A better health system for all New Zealanders
- An extra $200 million so Pharmac can pay for more medicines, treatments and personal medical devices for sick New Zealanders.
- $486 million to begin the transition to Health NZ and health reforms.
- $2.7 billion additional support over four years for District Health Boards, contributing to a 45 percent increase to health funding since the Government took office in 2017.
- Establishing the Māori Health Authority, a key part of the Government’s health reforms.
- Almost double the number of publicly funded cochlear implants, restoring hearing to people who have lost it.
Labour is continuing its overhaul of the public health service, backing restructuring with money to build and run hospitals, buy medicines and pay for doctors’ visits.
“A month ago I announced major structural reform of the health system so all New Zealanders can get high-quality healthcare when they need it,” Minister of Health Andrew Little said.
“Today, we’re backing that with a more than $24 billion investment next year as we continue to make good on the promises we made in the 2020 general election.”
Election promises delivered in this year’s budget include the establishment of the Māori Health Authority, increased funding for Pharmac and more cochlear implants.
Keeping New Zealanders healthy is one of the main objectives of the Government’s wellbeing approach to budget-setting.
“Vote Health is 45 percent - or $7.6 billion - higher than National spent on health in its last year in Government.
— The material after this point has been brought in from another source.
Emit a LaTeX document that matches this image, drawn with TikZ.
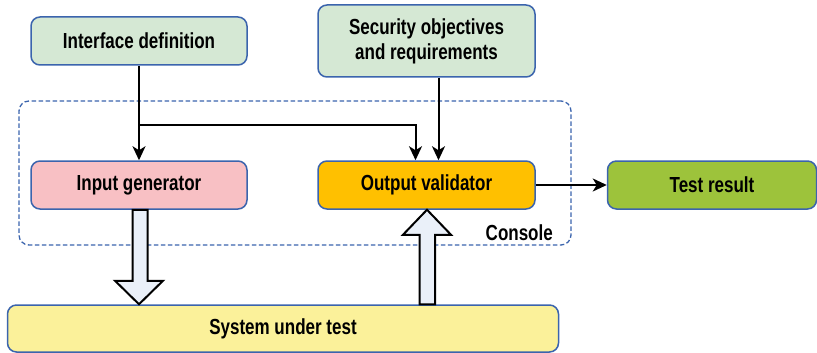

We inherited a major catch-up job from National, and I’m pleased to say we continue to make progress, despite challenges,” Andrew Little said.
More money for hospitals and primary healthcare
“Putting more effort into keeping people well so they don’t get so sick they have to go to hospital is at the heart of the health reforms.
“The Wellbeing Budget 2021 increases funding for primary health care by $46.7 million a year so that as our population grows, GPs can continue to provide affordable healthcare to the people who need it most.”
District Health Boards also get a funding boost.
“As I said last month, we must keep our hospitals running as we transform the health system so people can keep getting the operations and care that they need,” Andrew Little said.
“That’s why we’re giving District Health Boards $675 million more a year, as well as putting aside $700 million over four years for capital projects.”
More access to medicines for Kiwis
Budget 2021 provides a major boost in funding for the Combined Pharmaceutical Budget, the money Pharmac uses to provide New Zealanders with medicines and other health treatments.
The increase will boost Pharmac’s budget by $200 million over four years.
“Other than the special COVID-19 funding we provided last year, this is one of the biggest budget increases Pharmac has ever had and will help an estimated 370,000 patients a year,” Andrew Little said.
“Pharmac is another area in which National failed to take action, with funding barely keeping up with inflation. Since we’ve been in Government, we’ve increased Pharmac’s budget by almost 25 percent to a record $1.1 billion a year.”
Cochlear implants increase under Labour
The number of adults getting cochlear implants for hearing loss will almost double, thanks to a big funding boost announced as part of Budget 2021.
Andrew Little said that while children are prioritised and rarely have a long wait for an implant, it is important to help adults too.
“Severe or profound hearing loss has a huge impact on people, affecting their family lives, their social lives and their ability to work.
“In our 2020 election manifesto we promised to double the number of cochlear implants the Government funds, and today we are moving to deliver on that,” Andrew Little said.
“The Wellbeing Budget 2021 increase means that 320 more people will get implants by 2025.
“For these people, this will be life-changing, meaning they can work and socialise more easily and, most importantly, engage with their whānau and friends,” Andrew Little said.
The Government has also decided not to go ahead with a policy from the last Government providing a free annual GP visit and eye check for Supergold Card holders, as officials say it is of limited benefit and the $197 million it would have cost over four years can be better spent. None of the funding allocated for the policy had been spent.
The Wellbeing Budget 2021 allocates $486 million over four years towards implementing the health reforms.
This includes replacing the 20 District Health Boards with Health NZ, developing locality networks to make sure community voices are heard, and starting to establish the Māori Health Authority.
Media contact: Adelia Hallett 021 802 905
Other new spending in this year’s Budget includes:
- $516.6 million to develop and run effective health infrastructure, including a national health information platform so patient records can be read by approved health professionals anywhere in the country.
- $399.2 million to support people with long-term physical, intellectual or sensory impairment, plus $72.8 million to continue and extend the Enabling Good Lives pilot programmes.
- $100.3 million to improve air and road ambulance services.
- Making sure more homes are warm and dry with an extra $50 million for the Healthy Homes Initiative.
- $16 million for Pacific health providers to implement the Ola Manuia Action Plan.
- $3.8 million for sexual and reproductive health services through Family Planning.
- $13 million to complete the rollout of the National Bowel Screening Programme to the remaining six DHBs.